A Beast Cloaked in Man Flesh: The Northman (2022) - Reviewed


Robert Eggers has had a great run so far directing smaller period pieces, breaking onto the scene with The Witch in 2015, and then following it up with The Lighthouse in 2019. His work tends to be slow, methodical, and at times bizarre, all things that are embraced in lower profile productions. With his newest film, The Northman (2022), Eggers takes a stab at directing an action-packed high budget spectacle. While the influence of having a bigger studio is palpable, The Northman still has Eggers' style all over it, and it makes some intriguing choices with what could have been a banal tale of vengeance.

The Northman is loosely based on the Scandinavian legend of Amleth, a figure that also inspired William Shakespeare to write Hamlet. Interestingly, the story in The Northman feels more adjacent to Hamlet than the original tale, albeit more violent and intense. The narrative follows Amleth (Alexander Skarsgård), a young Viking prince who has his sheltered life turned upside down when his uncle Fjölnir (Claes Bang) murders his father King Aurvandill (Ethan Hawk) and kidnaps his mother Queen Gudrún (Nicole Kidman). Amleth runs away and joins a band of brutal mercenaries, but his thirst for revenge consumes him at every moment. 

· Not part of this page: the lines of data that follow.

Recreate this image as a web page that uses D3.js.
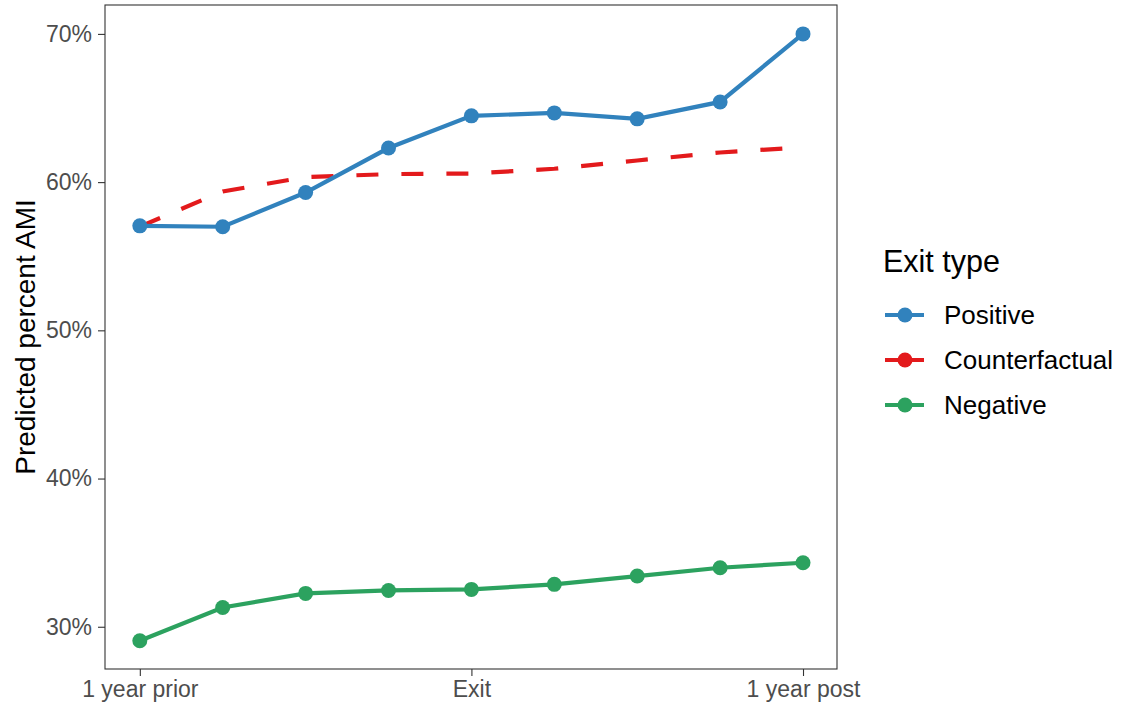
<!DOCTYPE html>
<html><head><meta charset="utf-8">
<script src="https://cdn.jsdelivr.net/npm/d3@7"></script>
<style>body{margin:0;background:#fff;} text{font-family:"Liberation Sans",Arial,sans-serif;}</style>
</head><body>
<svg id="chart" width="1123" height="713"></svg>
<script>
const steps = [0,1,2,3,4,5,6,7,8];
const xTickValues = [0,4,8];
const xTickLabels = ["1 year prior","Exit","1 year post"];
const yTicks = [30,40,50,60,70];
const seriesNames = ["Positive","Counterfactual","Negative"];
const positive = [57.05,56.99,59.3,62.3,64.47,64.67,64.27,65.41,70.0];
const counterfactual = [57.0,59.37,60.34,60.54,60.58,60.9,61.46,62.0,62.35];
const negative = [29.06,31.3,32.25,32.45,32.52,32.86,33.42,33.98,34.32];
const colors = ["#3182bd","#e31a1c","#2ca25f"];

const svg = d3.select("#chart");
const L=105,R=837,T=5,B=669;
const x = d3.scaleLinear().domain([-0.42,8.41]).range([L,R]);
const y = d3.scaleLinear().domain([27.15,71.95]).range([B,T]);

svg.append("rect").attr("x",L).attr("y",T).attr("width",R-L).attr("height",B-T)
  .attr("fill","#fff").attr("stroke","#333").attr("stroke-width",1.1);

const ya = svg.append("g").attr("transform",`translate(${L},0)`)
  .call(d3.axisLeft(y).tickValues(yTicks).tickSize(7).tickPadding(6).tickFormat(d=>d+"%"));
ya.select(".domain").remove();
ya.selectAll("line").attr("stroke","#333").attr("stroke-width",1.1);
ya.selectAll("text").attr("fill","#4d4d4d").style("font-size","23px");

const xa = svg.append("g").attr("transform",`translate(0,${B})`)
  .call(d3.axisBottom(x).tickValues(xTickValues).tickSize(7).tickPadding(5).tickFormat((d,i)=>xTickLabels[i]));
xa.select(".domain").remove();
xa.selectAll("line").attr("stroke","#333").attr("stroke-width",1.1);
xa.selectAll("text").attr("fill","#4d4d4d").style("font-size","23px");

svg.append("text").attr("transform",`translate(35,${(T+B)/2}) rotate(-90)`)
  .attr("text-anchor","middle").style("font-size","28px").attr("fill","#000")
  .text("Predicted percent AMI");

const line = d3.line().x((d,i)=>x(steps[i])).y(d=>y(d));
const data = [positive,counterfactual,negative];
svg.append("path").datum(counterfactual).attr("d",line).attr("fill","none")
  .attr("stroke",colors[1]).attr("stroke-width",4.2).attr("stroke-dasharray","22,23");
[0,2].forEach(k=>{
  svg.append("path").datum(data[k]).attr("d",line).attr("fill","none")
    .attr("stroke",colors[k]).attr("stroke-width",4.2);
  svg.selectAll(null).data(data[k]).enter().append("circle")
    .attr("cx",(d,i)=>x(steps[i])).attr("cy",d=>y(d)).attr("r",7.5).attr("fill",colors[k]);
});

const lg = svg.append("g");
lg.append("text").attr("x",883).attr("y",272).style("font-size","30.5px").attr("fill","#000").text("Exit type");
const ly = d3.scaleOrdinal().domain(seriesNames).range([315,360,405]);
seriesNames.forEach((n,i)=>{
  const yy = ly(n);
  lg.append("line").attr("x1",885).attr("x2",924).attr("y1",yy).attr("y2",yy)
    .attr("stroke",colors[i]).attr("stroke-width",4.2);
  lg.append("circle").attr("cx",905).attr("cy",yy).attr("r",7.5).attr("fill",colors[i]);
  lg.append("text").attr("x",944).attr("y",yy+9).style("font-size","26px").attr("fill","#000").text(n);
});
</script>
</body></html>
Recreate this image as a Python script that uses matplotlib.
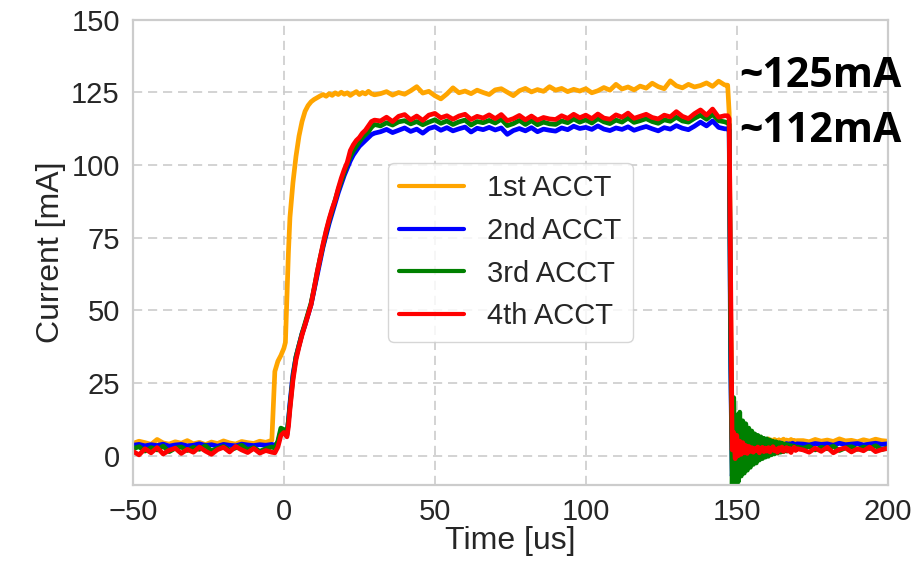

Tales of vengeance are as old as time, and initially The Northman embraces the familiar tropes of other films in that genre. Amleth has been grievously wronged and it has put his life on a trajectory full of death and barbarity. His threads of fate have been woven into a tragic tapestry, however threads can be severed. On the surface, all of the characters fit neatly into archetypes, but as the story progresses the layers peel back and reveal deeper motivations and intentions. 

Revenge is a messy business, paradoxically ensnaring the one pursuing it in the same type of activities that put them on that path in the first place, perpetuating a vicious circle. Is Amleth any better than his uncle if he also murders people to get his revenge? Eggers explores the ramifications of bloodthirst and the nuance of perception--the idea that one can be the hero in their story, but a villain in someone else's tale. I suspect that some of the story beats and revelations might be divisive due to the moral ambiguity involved, but it elevates what could have been a cliché narrative in lesser hands.

Visually, The Northman is breathtaking combining beautiful vistas with fantastical imagery. The film embraces the idea of old magic, seamlessly incorporating it into a grounded, organic reality. Thematically, Eggers is interested in the thin line separating man and beast, and the situations that cause men to shed the trappings of civilized behavior to regress into an animalistic state, stripped down to their primal id impulses. There is an exploration of masculinity, in a society that prizes it above all else, even when it is detrimental. While the women take a back seat for most of the film, both Nicole Kidman and Anya Taylor-Joy, who plays Olga, Amleth's love interest, have their own revelations that keep them from being two-dimensional characters.

It is invigorating to see a studio-backed piece that is allowed to be uncompromisingly grim and savage. Skarsgård is an absolute beast in this role, jacked up and snarling, always marching forward with murder in his eyes and blood on his hands. The audience is simultaneously drawn to him and repelled by his actions, dragged along on his journey of slaughter. Eggers has created a compelling story, that will inspire both awe and revulsion in equal measure, in which man and beast are one and the same.